■ Data:
━━━━━━━━━━━━━━━━
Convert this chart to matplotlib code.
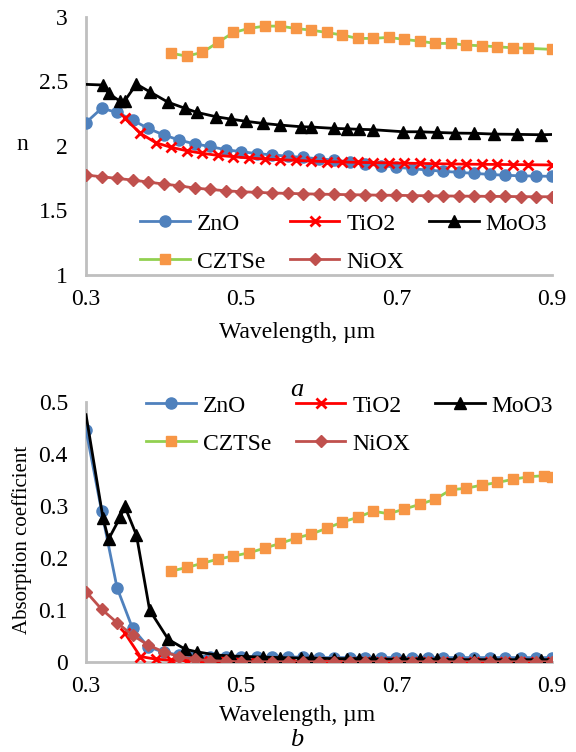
import matplotlib
matplotlib.use("Agg")
import matplotlib.pyplot as plt
from matplotlib.lines import Line2D

plt.rcParams['font.family'] = 'serif'
plt.rcParams['font.serif'] = ['Liberation Serif', 'DejaVu Serif']
plt.rcParams['font.size'] = 17

# wavelength grids (um)
wl_zno = [0.30, 0.32, 0.34, 0.36, 0.38, 0.40, 0.42, 0.44, 0.46, 0.48, 0.50,
          0.52, 0.54, 0.56, 0.58, 0.60, 0.62, 0.64, 0.66, 0.68, 0.70, 0.72,
          0.74, 0.76, 0.78, 0.80, 0.82, 0.84, 0.86, 0.88, 0.90]
wl_niox = wl_zno
wl_tio2 = [0.35, 0.37, 0.39, 0.41, 0.43, 0.45, 0.47, 0.49, 0.51, 0.53, 0.55,
           0.57, 0.59, 0.61, 0.63, 0.65, 0.67, 0.69, 0.71, 0.73, 0.75, 0.77,
           0.79, 0.81, 0.83, 0.85, 0.87, 0.90]
wl_moo3 = [0.300, 0.322, 0.329, 0.344, 0.350, 0.365, 0.382, 0.406, 0.428, 0.443,
           0.468, 0.487, 0.506, 0.528, 0.550, 0.577, 0.590, 0.620, 0.636, 0.652,
           0.670, 0.709, 0.730, 0.752, 0.775, 0.800, 0.826, 0.855, 0.886, 0.900]
wl_czts_n = [0.41, 0.43, 0.45, 0.47, 0.49, 0.51, 0.53, 0.55, 0.57, 0.59, 0.61,
             0.63, 0.65, 0.67, 0.69, 0.71, 0.73, 0.75, 0.77, 0.79, 0.81, 0.83,
             0.85, 0.87, 0.90]
wl_czts_k = [0.41, 0.43, 0.45, 0.47, 0.49, 0.51, 0.53, 0.55, 0.57, 0.59, 0.61,
             0.63, 0.65, 0.67, 0.69, 0.71, 0.73, 0.75, 0.77, 0.79, 0.81, 0.83,
             0.85, 0.87, 0.89, 0.90]

# refractive index n
n_zno = [2.18, 2.29, 2.26, 2.20, 2.135, 2.085, 2.045, 2.015, 1.995, 1.97, 1.955,
         1.94, 1.93, 1.92, 1.91, 1.90, 1.89, 1.875, 1.86, 1.847, 1.835, 1.823,
         1.813, 1.803, 1.795, 1.787, 1.779, 1.772, 1.768, 1.766, 1.764]
n_tio2 = [2.213, 2.097, 2.024, 1.988, 1.962, 1.942, 1.926, 1.916, 1.906, 1.898,
          1.892, 1.888, 1.882, 1.878, 1.875, 1.872, 1.870, 1.868, 1.866, 1.864,
          1.862, 1.860, 1.858, 1.857, 1.856, 1.855, 1.854, 1.852]
n_moo3 = [2.476, 2.471, 2.406, 2.345, 2.350, 2.478, 2.419, 2.337, 2.290, 2.259,
          2.225, 2.207, 2.190, 2.174, 2.161, 2.148, 2.146, 2.135, 2.132, 2.128,
          2.125, 2.109, 2.109, 2.104, 2.099, 2.097, 2.091, 2.089, 2.086, 2.088]
n_czts = [2.716, 2.695, 2.724, 2.801, 2.878, 2.909, 2.927, 2.927, 2.909, 2.896,
          2.878, 2.858, 2.832, 2.832, 2.840, 2.824, 2.811, 2.793, 2.793, 2.780,
          2.775, 2.767, 2.759, 2.755, 2.747]
n_niox = [1.774, 1.761, 1.748, 1.735, 1.720, 1.704, 1.691, 1.673, 1.663, 1.652,
          1.645, 1.640, 1.635, 1.632, 1.629, 1.626, 1.624, 1.622, 1.620, 1.618,
          1.617, 1.615, 1.614, 1.612, 1.611, 1.610, 1.609, 1.608, 1.607, 1.606,
          1.606]

# absorption coefficient
k_zno = [0.446, 0.291, 0.143, 0.065, 0.030, 0.019, 0.014, 0.012, 0.011, 0.011,
         0.010, 0.010, 0.010, 0.010, 0.010, 0.009, 0.009, 0.009, 0.009, 0.009,
         0.009, 0.009, 0.009, 0.009, 0.009, 0.009, 0.009, 0.009, 0.009, 0.009,
         0.009]
k_tio2 = [0.056, 0.011, 0.006, 0.004, 0.003, 0.002, 0.002, 0.001, 0.001, 0.001,
          0.001, 0.001, 0.001, 0.001, 0.001, 0.001, 0.001, 0.001, 0.001, 0.001,
          0.001, 0.001, 0.001, 0.001, 0.001, 0.001, 0.001, 0.001]
k_moo3 = [0.475, 0.276, 0.236, 0.278, 0.299, 0.244, 0.100, 0.044, 0.025, 0.020,
          0.014, 0.012, 0.011, 0.010, 0.009, 0.008, 0.008, 0.007, 0.007, 0.007,
          0.006, 0.006, 0.006, 0.006, 0.005, 0.005, 0.005, 0.005, 0.005, 0.005]
k_czts = [0.175, 0.182, 0.190, 0.198, 0.204, 0.210, 0.219, 0.228, 0.238, 0.246,
          0.257, 0.269, 0.278, 0.290, 0.285, 0.294, 0.303, 0.313, 0.331, 0.334,
          0.340, 0.345, 0.351, 0.356, 0.358, 0.355]
k_niox = [0.1355, 0.102, 0.076, 0.052, 0.033, 0.020, 0.011, 0.006, 0.003, 0.002,
          0.001, 0.001, 0.001, 0.001, 0.001, 0.001, 0.001, 0.001, 0.001, 0.001,
          0.001, 0.001, 0.001, 0.001, 0.001, 0.001, 0.001, 0.001, 0.001, 0.001,
          0.001]

c_zno = '#4f81bd'
c_tio2 = '#ff0000'
c_moo3 = '#000000'
c_czts_line = '#92d050'
c_czts_mark = '#f79646'
c_niox = '#c0504d'
grey = '#bfbfbf'

fig = plt.figure(figsize=(5.76, 7.52), dpi=100)
ax1 = fig.add_axes([0.1493, 0.6343, 0.8085, 0.3435])
ax2 = fig.add_axes([0.1493, 0.1193, 0.8085, 0.3465])


def draw(ax, zno, tio2, moo3, czts, wl_czts, niox):
    ax.plot(wl_zno, zno, color=c_zno, lw=2, marker='o', ms=8, zorder=3)
    ax.plot(wl_tio2, tio2, color=c_tio2, lw=2, marker='x', ms=7, mew=2, zorder=4)
    # MoO3 line runs to both ends, markers only at the inner points
    ax.plot(wl_moo3, moo3, color=c_moo3, lw=2, zorder=5)
    ax.plot(wl_moo3[1:-1], moo3[1:-1], ls='none', color=c_moo3, marker='^', ms=8, zorder=5)
    ax.plot(wl_czts, czts, color=c_czts_line, lw=2, marker='s', ms=7,
            mfc=c_czts_mark, mec=c_czts_mark, zorder=6)
    ax.plot(wl_niox, niox, color=c_niox, lw=2, marker='D', ms=6, zorder=7)

    ax.set_xlim(0.3, 0.9)
    ax.set_xticks([0.3, 0.5, 0.7, 0.9])
    ax.set_xticklabels(['0.3', '0.5', '0.7', '0.9'])
    for s in ['top', 'right']:
        ax.spines[s].set_visible(False)
    for s in ['left', 'bottom']:
        ax.spines[s].set_color(grey)
        ax.spines[s].set_linewidth(2)
    ax.tick_params(axis='both', length=0)
    ax.tick_params(axis='y', pad=13)
    ax.tick_params(axis='x', pad=10)
    ax.set_xlabel('Wavelength, µm')

    handles = [
        Line2D([], [], color=c_zno, lw=2, marker='o', ms=8),
        Line2D([], [], color=c_czts_line, lw=2, marker='s', ms=7, mfc=c_czts_mark, mec=c_czts_mark),
        Line2D([], [], color=c_tio2, lw=2, marker='x', ms=7, mew=2),
        Line2D([], [], color=c_niox, lw=2, marker='D', ms=6),
        Line2D([], [], color=c_moo3, lw=2, marker='^', ms=8),
    ]
    labels = ['ZnO', 'CZTSe', 'TiO2', 'NiOX', 'MoO3']
    return handles, labels


h, l = draw(ax1, n_zno, n_tio2, n_moo3, n_czts, wl_czts_n, n_niox)
ax1.set_ylim(1, 3)
ax1.set_yticks([1, 1.5, 2, 2.5, 3])
ax1.set_yticklabels(['1', '1.5', '2', '2.5', '3'])
ax1.xaxis.set_label_coords(0.453, -0.18)
ax1.legend(h, l, ncol=3, frameon=False, loc='upper left',
           bbox_to_anchor=(140 / 576, 1 - 213 / 752), bbox_transform=fig.transFigure,
           borderpad=0, borderaxespad=0, handlelength=2.1, handletextpad=0.3,
           columnspacing=1.05, labelspacing=0.7)
fig.text(22 / 576, 1 - 145 / 752, 'n', ha='center', va='center')
fig.text(297 / 576, 1 - 390 / 752, 'a', ha='center', va='center', style='italic', fontsize=19)

h, l = draw(ax2, k_zno, k_tio2, k_moo3, k_czts, wl_czts_k, k_niox)
ax2.set_ylim(0, 0.5)
ax2.set_yticks([0, 0.1, 0.2, 0.3, 0.4, 0.5])
ax2.set_yticklabels(['0', '0.1', '0.2', '0.3', '0.4', '0.5'])
ax2.xaxis.set_label_coords(0.453, -0.165)
ax2.legend(h, l, ncol=3, frameon=False, loc='upper left',
           bbox_to_anchor=(146 / 576, 1 - 395 / 752), bbox_transform=fig.transFigure,
           borderpad=0, borderaxespad=0, handlelength=2.1, handletextpad=0.3,
           columnspacing=1.05, labelspacing=0.7)
fig.text(22 / 576, 1 - 540 / 752, 'Absorption coefficient', rotation=90,
         ha='center', va='center', fontsize=15)
fig.text(297 / 576, 1 - 740 / 752, 'b', ha='center', va='center', style='italic', fontsize=19)

fig.savefig('out.png', dpi=100)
━━━━━━━━━━━━━━━━
Exactly restate the lines from the beginning of the data through the line with "plt.rcParams['font.size'] = 17", and no others, keeping pictures out.

■ Result for this exercise:
Convert this chart to matplotlib code.
import matplotlib
matplotlib.use("Agg")
import matplotlib.pyplot as plt
from matplotlib.lines import Line2D

plt.rcParams['font.family'] = 'serif'
plt.rcParams['font.serif'] = ['Liberation Serif', 'DejaVu Serif']
plt.rcParams['font.size'] = 17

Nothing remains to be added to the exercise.